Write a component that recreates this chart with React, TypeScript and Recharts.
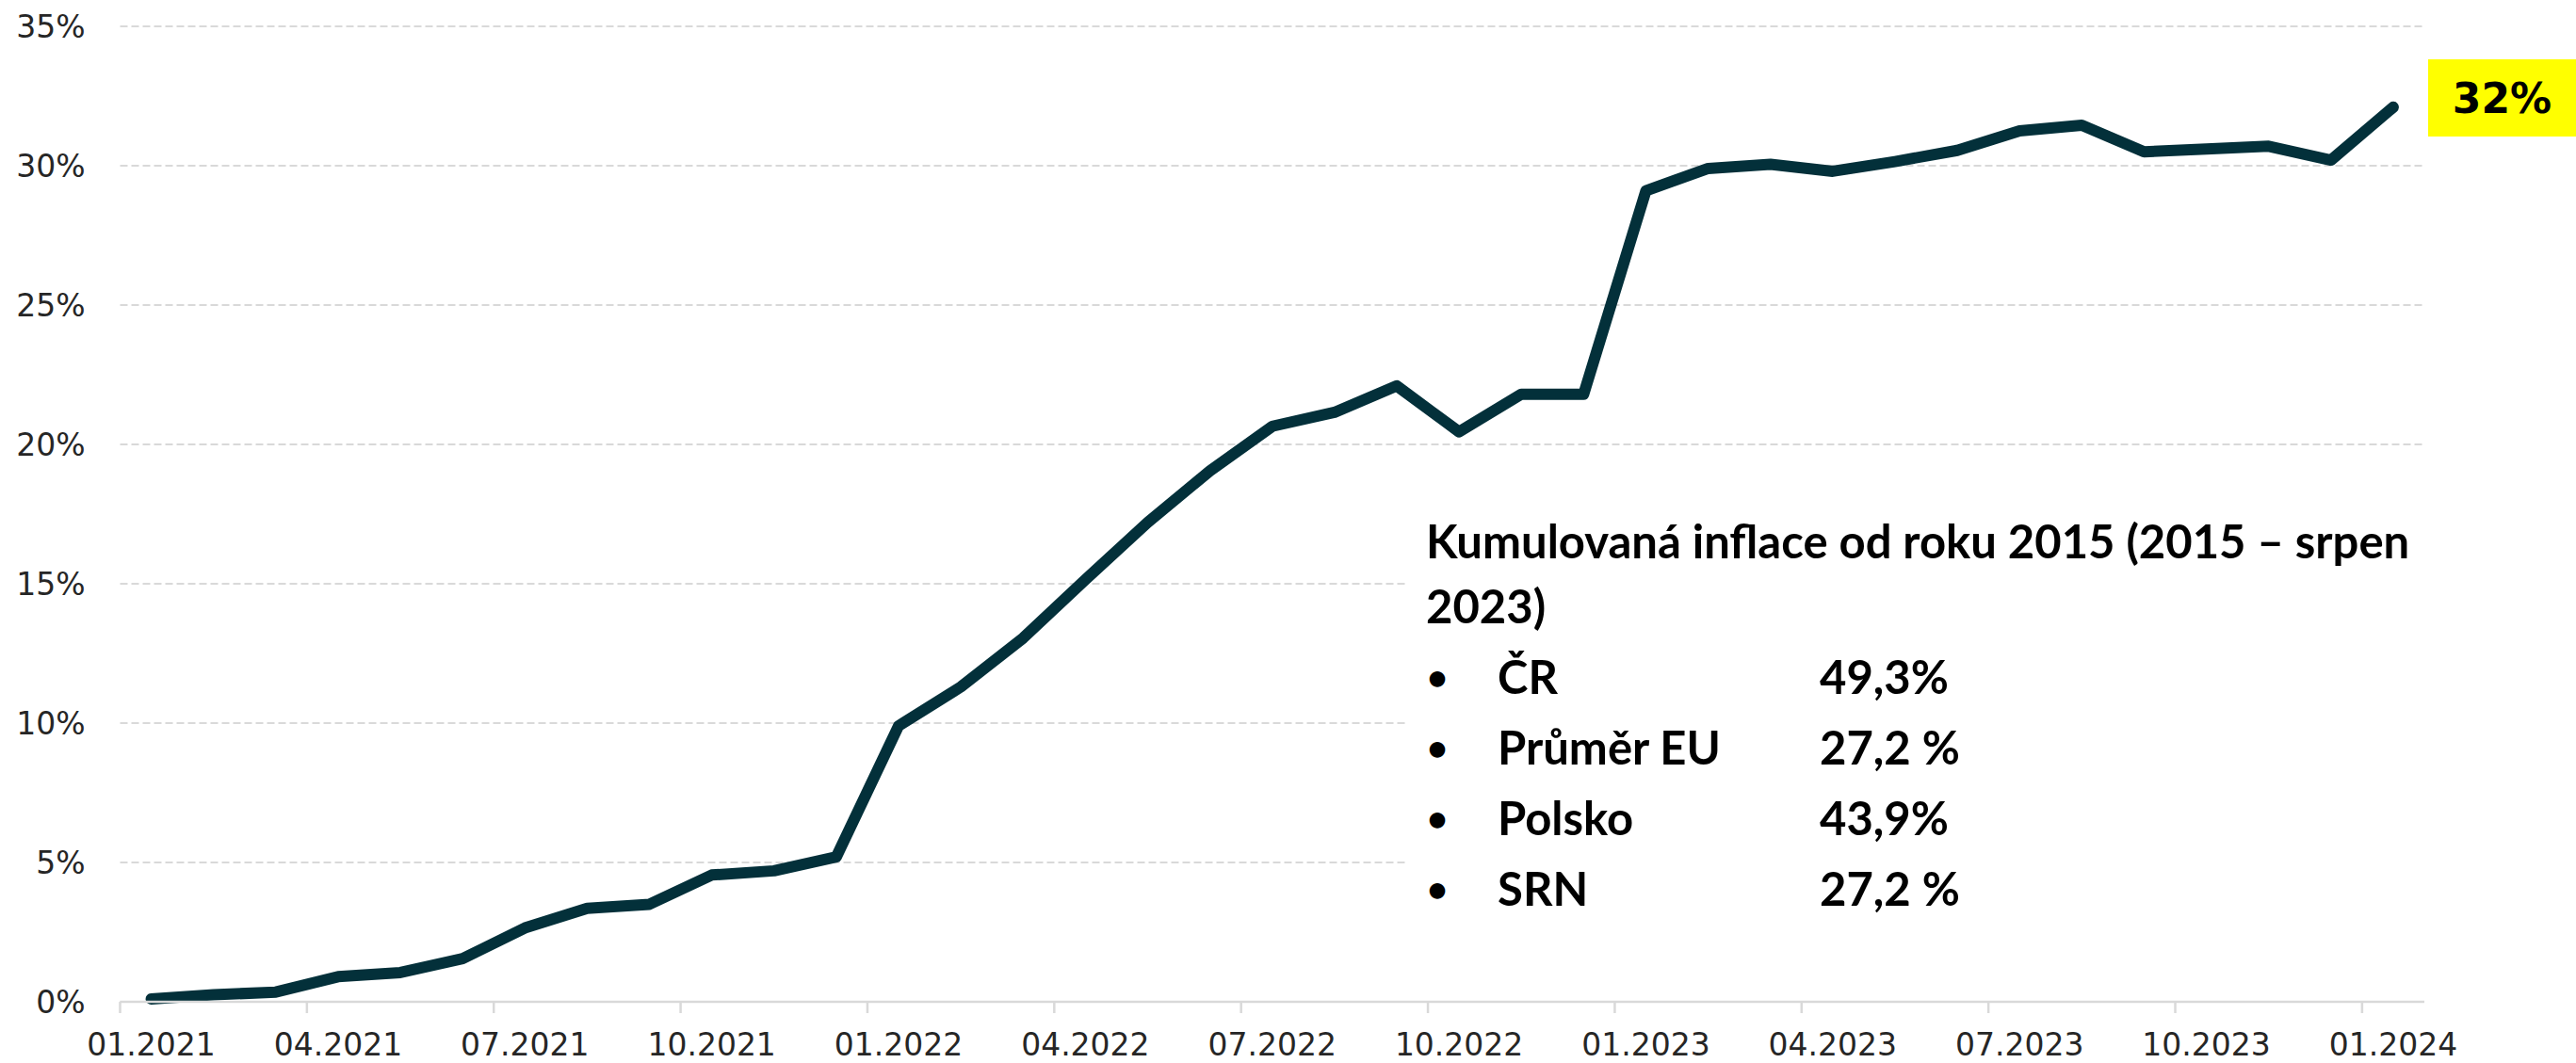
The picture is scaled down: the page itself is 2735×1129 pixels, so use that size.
import React from "react";
import { LineChart, Line, XAxis, YAxis, CartesianGrid } from "recharts";

const months = [
  "01.2021", "02.2021", "03.2021", "04.2021", "05.2021", "06.2021",
  "07.2021", "08.2021", "09.2021", "10.2021", "11.2021", "12.2021",
  "01.2022", "02.2022", "03.2022", "04.2022", "05.2022", "06.2022",
  "07.2022", "08.2022", "09.2022", "10.2022", "11.2022", "12.2022",
  "01.2023", "02.2023", "03.2023", "04.2023", "05.2023", "06.2023",
  "07.2023", "08.2023", "09.2023", "10.2023", "11.2023", "12.2023",
  "01.2024",
];

// kumulovaná inflace od 01.2021, v %
const inflation = [
  0.1, 0.25, 0.35, 0.9, 1.05, 1.55, 2.65, 3.35, 3.5, 4.55, 4.7, 5.2,
  9.9, 11.3, 13.05, 15.15, 17.2, 19.05, 20.65, 21.15, 22.1, 20.45, 21.8, 21.8,
  29.1, 29.9, 30.05, 29.8, 30.15, 30.55, 31.25, 31.45, 30.5, 30.6, 30.7, 30.2,
  32.1,
];

const xTicks = months.filter((_, i) => i % 3 === 0);
const yTicks = [0, 5, 10, 15, 20, 25, 30, 35];

const titleLines = ["Kumulovaná inflace od roku 2015 (2015 – srpen", "2023)"];
const countries = ["ČR", "Průměr EU", "Polsko", "SRN"];
const shares = ["49,3%", "27,2 %", "43,9%", "27,2 %"];
const lastLabel = "32%";

const W = 2735;
const H = 1129;
const LEFT = 127.5;
const RIGHT = 161;
const HALF = (W - LEFT - RIGHT) / months.length / 2;

const tickFont = "'DejaVu Sans', Verdana, sans-serif";
const boxFont = "Lato, 'Open Sans', sans-serif";

const MonthTick = (props: any) => {
  const { x, y, payload } = props;
  return (
    <g>
      <line x1={x - HALF} x2={x - HALF} y1={y} y2={y + 12} stroke="#D9D9D9" strokeWidth={2.5} />
      <text x={x} y={y + 57} textAnchor="middle" fontFamily={tickFont} fontSize={33} fill="#262626">
        {payload.value}
      </text>
    </g>
  );
};

export default function App() {
  const data = months.map((m, i) => ({ month: m, value: inflation[i] }));

  return (
    <div style={{ position: "absolute", left: 0, top: 0, width: W, height: H, background: "#fff" }}>
      <LineChart width={W} height={H} data={data} margin={{ top: 28, right: RIGHT, bottom: 0, left: 0 }}>
        <CartesianGrid vertical={false} stroke="#D9D9D9" strokeWidth={2} strokeDasharray="8 4" />
        <XAxis
          dataKey="month"
          ticks={xTicks}
          interval={0}
          height={65}
          padding={{ left: HALF, right: HALF }}
          axisLine={{ stroke: "#D9D9D9", strokeWidth: 2.5 }}
          tickLine={false}
          tickSize={0}
          tickMargin={0}
          tick={<MonthTick />}
        />
        <YAxis
          domain={[0, 35]}
          ticks={yTicks}
          width={LEFT}
          axisLine={false}
          tickLine={false}
          tickSize={0}
          tickMargin={37}
          tickFormatter={(v: number) => `${v}%`}
          tick={{ fontSize: 33, fontFamily: tickFont, fill: "#262626" }}
        />
        <Line
          type="linear"
          dataKey="value"
          stroke="#03303A"
          strokeWidth={12}
          strokeLinecap="round"
          strokeLinejoin="round"
          dot={false}
          isAnimationActive={false}
        />
      </LineChart>

      <div
        style={{
          position: "absolute",
          left: 1493,
          top: 480,
          width: 1090,
          height: 560,
          background: "#fff",
          fontFamily: boxFont,
          fontWeight: 700,
          fontSize: 49,
          color: "#000",
        }}
      >
        {titleLines.map((t, i) => (
          <div
            key={t}
            style={{ position: "absolute", left: 21, top: 64 + i * 69, lineHeight: "60px", whiteSpace: "nowrap" }}
          >
            {t}
          </div>
        ))}
        {countries.map((c, i) => (
          <React.Fragment key={c}>
            <div style={{ position: "absolute", left: 22, top: 208 + i * 75, lineHeight: "60px", fontSize: 38 }}>•</div>
            <div style={{ position: "absolute", left: 97, top: 208 + i * 75, lineHeight: "60px", whiteSpace: "nowrap" }}>
              {c}
            </div>
            <div style={{ position: "absolute", left: 439, top: 208 + i * 75, lineHeight: "60px", whiteSpace: "nowrap" }}>
              {shares[i]}
            </div>
          </React.Fragment>
        ))}
      </div>

      <div
        style={{
          position: "absolute",
          left: 2578,
          top: 63,
          width: 157,
          height: 82,
          background: "#FFFF00",
          display: "flex",
          alignItems: "center",
          justifyContent: "center",
          fontFamily: tickFont,
          fontWeight: 700,
          fontSize: 44,
          color: "#000",
        }}
      >
        {lastLabel}
      </div>
    </div>
  );
}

#### [Instructions for the task]
Restate the data above exactly, stripping out each image.

#### [Exercise answer]
Write a component that recreates this chart with React, TypeScript and Recharts.
The picture is scaled down: the page itself is 2735×1129 pixels, so use that size.
import React from "react";
import { LineChart, Line, XAxis, YAxis, CartesianGrid } from "recharts";

const months = [
  "01.2021", "02.2021", "03.2021", "04.2021", "05.2021", "06.2021",
  "07.2021", "08.2021", "09.2021", "10.2021", "11.2021", "12.2021",
  "01.2022", "02.2022", "03.2022", "04.2022", "05.2022", "06.2022",
  "07.2022", "08.2022", "09.2022", "10.2022", "11.2022", "12.2022",
  "01.2023", "02.2023", "03.2023", "04.2023", "05.2023", "06.2023",
  "07.2023", "08.2023", "09.2023", "10.2023", "11.2023", "12.2023",
  "01.2024",
];

// kumulovaná inflace od 01.2021, v %
const inflation = [
  0.1, 0.25, 0.35, 0.9, 1.05, 1.55, 2.65, 3.35, 3.5, 4.55, 4.7, 5.2,
  9.9, 11.3, 13.05, 15.15, 17.2, 19.05, 20.65, 21.15, 22.1, 20.45, 21.8, 21.8,
  29.1, 29.9, 30.05, 29.8, 30.15, 30.55, 31.25, 31.45, 30.5, 30.6, 30.7, 30.2,
  32.1,
];

const xTicks = months.filter((_, i) => i % 3 === 0);
const yTicks = [0, 5, 10, 15, 20, 25, 30, 35];

const titleLines = ["Kumulovaná inflace od roku 2015 (2015 – srpen", "2023)"];
const countries = ["ČR", "Průměr EU", "Polsko", "SRN"];
const shares = ["49,3%", "27,2 %", "43,9%", "27,2 %"];
const lastLabel = "32%";

const W = 2735;
const H = 1129;
const LEFT = 127.5;
const RIGHT = 161;
const HALF = (W - LEFT - RIGHT) / months.length / 2;

const tickFont = "'DejaVu Sans', Verdana, sans-serif";
const boxFont = "Lato, 'Open Sans', sans-serif";

const MonthTick = (props: any) => {
  const { x, y, payload } = props;
  return (
    <g>
      <line x1={x - HALF} x2={x - HALF} y1={y} y2={y + 12} stroke="#D9D9D9" strokeWidth={2.5} />
      <text x={x} y={y + 57} textAnchor="middle" fontFamily={tickFont} fontSize={33} fill="#262626">
        {payload.value}
      </text>
    </g>
  );
};

export default function App() {
  const data = months.map((m, i) => ({ month: m, value: inflation[i] }));

  return (
    <div style={{ position: "absolute", left: 0, top: 0, width: W, height: H, background: "#fff" }}>
      <LineChart width={W} height={H} data={data} margin={{ top: 28, right: RIGHT, bottom: 0, left: 0 }}>
        <CartesianGrid vertical={false} stroke="#D9D9D9" strokeWidth={2} strokeDasharray="8 4" />
        <XAxis
          dataKey="month"
          ticks={xTicks}
          interval={0}
          height={65}
          padding={{ left: HALF, right: HALF }}
          axisLine={{ stroke: "#D9D9D9", strokeWidth: 2.5 }}
          tickLine={false}
          tickSize={0}
          tickMargin={0}
          tick={<MonthTick />}
        />
        <YAxis
          domain={[0, 35]}
          ticks={yTicks}
          width={LEFT}
          axisLine={false}
          tickLine={false}
          tickSize={0}
          tickMargin={37}
          tickFormatter={(v: number) => `${v}%`}
          tick={{ fontSize: 33, fontFamily: tickFont, fill: "#262626" }}
        />
        <Line
          type="linear"
          dataKey="value"
          stroke="#03303A"
          strokeWidth={12}
          strokeLinecap="round"
          strokeLinejoin="round"
          dot={false}
          isAnimationActive={false}
        />
      </LineChart>

      <div
        style={{
          position: "absolute",
          left: 1493,
          top: 480,
          width: 1090,
          height: 560,
          background: "#fff",
          fontFamily: boxFont,
          fontWeight: 700,
          fontSize: 49,
          color: "#000",
        }}
      >
        {titleLines.map((t, i) => (
          <div
            key={t}
            style={{ position: "absolute", left: 21, top: 64 + i * 69, lineHeight: "60px", whiteSpace: "nowrap" }}
          >
            {t}
          </div>
        ))}
        {countries.map((c, i) => (
          <React.Fragment key={c}>
            <div style={{ position: "absolute", left: 22, top: 208 + i * 75, lineHeight: "60px", fontSize: 38 }}>•</div>
            <div style={{ position: "absolute", left: 97, top: 208 + i * 75, lineHeight: "60px", whiteSpace: "nowrap" }}>
              {c}
            </div>
            <div style={{ position: "absolute", left: 439, top: 208 + i * 75, lineHeight: "60px", whiteSpace: "nowrap" }}>
              {shares[i]}
            </div>
          </React.Fragment>
        ))}
      </div>

      <div
        style={{
          position: "absolute",
          left: 2578,
          top: 63,
          width: 157,
          height: 82,
          background: "#FFFF00",
          display: "flex",
          alignItems: "center",
          justifyContent: "center",
          fontFamily: tickFont,
          fontWeight: 700,
          fontSize: 44,
          color: "#000",
        }}
      >
        {lastLabel}
      </div>
    </div>
  );
}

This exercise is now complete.